### [TASK DETAILS]
Write the data out again, character for character, with no images.

----

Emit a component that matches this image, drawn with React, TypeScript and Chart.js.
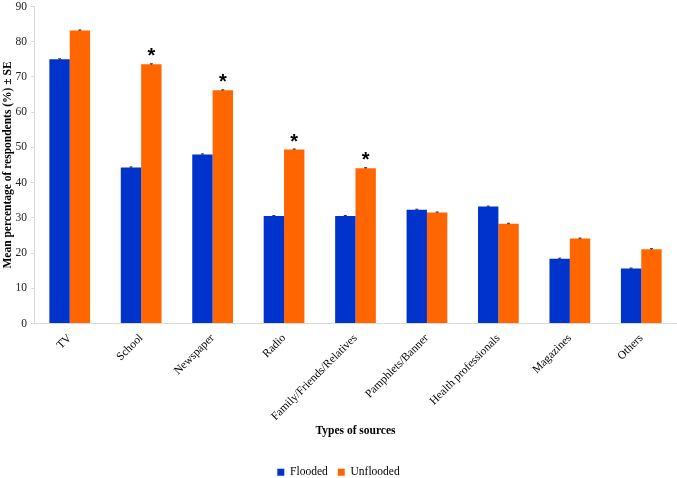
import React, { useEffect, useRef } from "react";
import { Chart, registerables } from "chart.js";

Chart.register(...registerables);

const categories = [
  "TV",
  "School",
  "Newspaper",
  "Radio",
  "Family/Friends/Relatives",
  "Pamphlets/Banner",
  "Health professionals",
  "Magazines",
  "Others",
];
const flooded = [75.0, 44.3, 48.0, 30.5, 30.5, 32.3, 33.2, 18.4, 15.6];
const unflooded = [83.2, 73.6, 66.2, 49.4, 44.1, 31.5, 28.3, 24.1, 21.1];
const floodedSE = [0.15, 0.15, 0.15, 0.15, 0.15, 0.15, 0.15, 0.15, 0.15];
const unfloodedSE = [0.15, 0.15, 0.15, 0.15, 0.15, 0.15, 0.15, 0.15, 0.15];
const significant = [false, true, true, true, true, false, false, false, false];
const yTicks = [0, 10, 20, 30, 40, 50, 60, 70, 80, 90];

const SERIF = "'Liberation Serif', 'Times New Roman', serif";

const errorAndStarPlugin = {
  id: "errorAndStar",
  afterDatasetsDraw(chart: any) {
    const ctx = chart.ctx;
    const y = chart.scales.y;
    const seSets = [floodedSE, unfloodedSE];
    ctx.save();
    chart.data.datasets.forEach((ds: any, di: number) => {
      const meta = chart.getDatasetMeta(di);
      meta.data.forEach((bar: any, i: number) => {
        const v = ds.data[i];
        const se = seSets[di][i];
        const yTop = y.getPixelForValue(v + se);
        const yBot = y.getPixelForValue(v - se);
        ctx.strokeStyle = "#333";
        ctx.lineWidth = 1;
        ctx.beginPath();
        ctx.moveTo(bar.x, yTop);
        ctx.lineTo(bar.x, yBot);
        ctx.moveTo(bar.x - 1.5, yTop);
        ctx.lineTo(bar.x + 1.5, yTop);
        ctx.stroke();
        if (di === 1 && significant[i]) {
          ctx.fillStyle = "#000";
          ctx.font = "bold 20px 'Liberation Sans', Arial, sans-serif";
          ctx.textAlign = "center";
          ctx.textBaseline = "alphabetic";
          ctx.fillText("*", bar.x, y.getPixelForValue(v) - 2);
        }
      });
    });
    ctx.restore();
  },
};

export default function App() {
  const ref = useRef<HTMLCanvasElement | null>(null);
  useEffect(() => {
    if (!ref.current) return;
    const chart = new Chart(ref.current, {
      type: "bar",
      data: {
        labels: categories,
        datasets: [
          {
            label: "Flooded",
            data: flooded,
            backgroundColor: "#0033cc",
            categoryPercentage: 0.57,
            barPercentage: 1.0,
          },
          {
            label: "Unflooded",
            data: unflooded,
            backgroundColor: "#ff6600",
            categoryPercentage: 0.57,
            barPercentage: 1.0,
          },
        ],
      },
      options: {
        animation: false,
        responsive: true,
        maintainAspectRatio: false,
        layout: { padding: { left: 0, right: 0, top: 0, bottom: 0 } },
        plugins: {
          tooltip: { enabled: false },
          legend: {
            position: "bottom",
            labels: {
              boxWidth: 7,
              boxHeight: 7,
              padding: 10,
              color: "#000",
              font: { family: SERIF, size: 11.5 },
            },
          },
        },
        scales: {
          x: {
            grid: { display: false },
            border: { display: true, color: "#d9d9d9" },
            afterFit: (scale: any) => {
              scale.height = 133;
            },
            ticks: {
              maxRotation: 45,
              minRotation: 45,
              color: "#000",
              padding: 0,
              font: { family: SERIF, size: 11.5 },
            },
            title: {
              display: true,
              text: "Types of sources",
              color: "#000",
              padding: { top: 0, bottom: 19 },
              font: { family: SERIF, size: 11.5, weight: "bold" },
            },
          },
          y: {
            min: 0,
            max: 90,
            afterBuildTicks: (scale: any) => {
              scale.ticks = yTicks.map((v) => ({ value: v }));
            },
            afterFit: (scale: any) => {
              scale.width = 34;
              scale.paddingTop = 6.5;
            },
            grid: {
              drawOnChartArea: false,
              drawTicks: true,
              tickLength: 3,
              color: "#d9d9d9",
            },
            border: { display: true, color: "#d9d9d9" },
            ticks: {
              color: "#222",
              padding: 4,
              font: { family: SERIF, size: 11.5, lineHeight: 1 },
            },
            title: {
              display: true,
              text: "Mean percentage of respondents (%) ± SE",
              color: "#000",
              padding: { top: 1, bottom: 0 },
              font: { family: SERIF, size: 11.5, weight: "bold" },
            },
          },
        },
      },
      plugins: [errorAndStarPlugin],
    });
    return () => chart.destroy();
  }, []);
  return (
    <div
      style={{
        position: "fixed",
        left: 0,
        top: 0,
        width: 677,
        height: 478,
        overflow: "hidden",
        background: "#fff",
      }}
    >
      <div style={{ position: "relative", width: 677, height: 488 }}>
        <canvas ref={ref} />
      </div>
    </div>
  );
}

----

### [EXERCISE OUTPUT]
Emit a component that matches this image, drawn with React, TypeScript and Chart.js.
import React, { useEffect, useRef } from "react";
import { Chart, registerables } from "chart.js";

Chart.register(...registerables);

const categories = [
  "TV",
  "School",
  "Newspaper",
  "Radio",
  "Family/Friends/Relatives",
  "Pamphlets/Banner",
  "Health professionals",
  "Magazines",
  "Others",
];
const flooded = [75.0, 44.3, 48.0, 30.5, 30.5, 32.3, 33.2, 18.4, 15.6];
const unflooded = [83.2, 73.6, 66.2, 49.4, 44.1, 31.5, 28.3, 24.1, 21.1];
const floodedSE = [0.15, 0.15, 0.15, 0.15, 0.15, 0.15, 0.15, 0.15, 0.15];
const unfloodedSE = [0.15, 0.15, 0.15, 0.15, 0.15, 0.15, 0.15, 0.15, 0.15];
const significant = [false, true, true, true, true, false, false, false, false];
const yTicks = [0, 10, 20, 30, 40, 50, 60, 70, 80, 90];

const SERIF = "'Liberation Serif', 'Times New Roman', serif";

const errorAndStarPlugin = {
  id: "errorAndStar",
  afterDatasetsDraw(chart: any) {
    const ctx = chart.ctx;
    const y = chart.scales.y;
    const seSets = [floodedSE, unfloodedSE];
    ctx.save();
    chart.data.datasets.forEach((ds: any, di: number) => {
      const meta = chart.getDatasetMeta(di);
      meta.data.forEach((bar: any, i: number) => {
        const v = ds.data[i];
        const se = seSets[di][i];
        const yTop = y.getPixelForValue(v + se);
        const yBot = y.getPixelForValue(v - se);
        ctx.strokeStyle = "#333";
        ctx.lineWidth = 1;
        ctx.beginPath();
        ctx.moveTo(bar.x, yTop);
        ctx.lineTo(bar.x, yBot);
        ctx.moveTo(bar.x - 1.5, yTop);
        ctx.lineTo(bar.x + 1.5, yTop);
        ctx.stroke();
        if (di === 1 && significant[i]) {
          ctx.fillStyle = "#000";
          ctx.font = "bold 20px 'Liberation Sans', Arial, sans-serif";
          ctx.textAlign = "center";
          ctx.textBaseline = "alphabetic";
          ctx.fillText("*", bar.x, y.getPixelForValue(v) - 2);
        }
      });
    });
    ctx.restore();
  },
};

export default function App() {
  const ref = useRef<HTMLCanvasElement | null>(null);
  useEffect(() => {
    if (!ref.current) return;
    const chart = new Chart(ref.current, {
      type: "bar",
      data: {
        labels: categories,
        datasets: [
          {
            label: "Flooded",
            data: flooded,
            backgroundColor: "#0033cc",
            categoryPercentage: 0.57,
            barPercentage: 1.0,
          },
          {
            label: "Unflooded",
            data: unflooded,
            backgroundColor: "#ff6600",
            categoryPercentage: 0.57,
            barPercentage: 1.0,
          },
        ],
      },
      options: {
        animation: false,
        responsive: true,
        maintainAspectRatio: false,
        layout: { padding: { left: 0, right: 0, top: 0, bottom: 0 } },
        plugins: {
          tooltip: { enabled: false },
          legend: {
            position: "bottom",
            labels: {
              boxWidth: 7,
              boxHeight: 7,
              padding: 10,
              color: "#000",
              font: { family: SERIF, size: 11.5 },
            },
          },
        },
        scales: {
          x: {
            grid: { display: false },
            border: { display: true, color: "#d9d9d9" },
            afterFit: (scale: any) => {
              scale.height = 133;
            },
            ticks: {
              maxRotation: 45,
              minRotation: 45,
              color: "#000",
              padding: 0,
              font: { family: SERIF, size: 11.5 },
            },
            title: {
              display: true,
              text: "Types of sources",
              color: "#000",
              padding: { top: 0, bottom: 19 },
              font: { family: SERIF, size: 11.5, weight: "bold" },
            },
          },
          y: {
            min: 0,
            max: 90,
            afterBuildTicks: (scale: any) => {
              scale.ticks = yTicks.map((v) => ({ value: v }));
            },
            afterFit: (scale: any) => {
              scale.width = 34;
              scale.paddingTop = 6.5;
            },
            grid: {
              drawOnChartArea: false,
              drawTicks: true,
              tickLength: 3,
              color: "#d9d9d9",
            },
            border: { display: true, color: "#d9d9d9" },
            ticks: {
              color: "#222",
              padding: 4,
              font: { family: SERIF, size: 11.5, lineHeight: 1 },
            },
            title: {
              display: true,
              text: "Mean percentage of respondents (%) ± SE",
              color: "#000",
              padding: { top: 1, bottom: 0 },
              font: { family: SERIF, size: 11.5, weight: "bold" },
            },
          },
        },
      },
      plugins: [errorAndStarPlugin],
    });
    return () => chart.destroy();
  }, []);
  return (
    <div
      style={{
        position: "fixed",
        left: 0,
        top: 0,
        width: 677,
        height: 478,
        overflow: "hidden",
        background: "#fff",
      }}
    >
      <div style={{ position: "relative", width: 677, height: 488 }}>
        <canvas ref={ref} />
      </div>
    </div>
  );
}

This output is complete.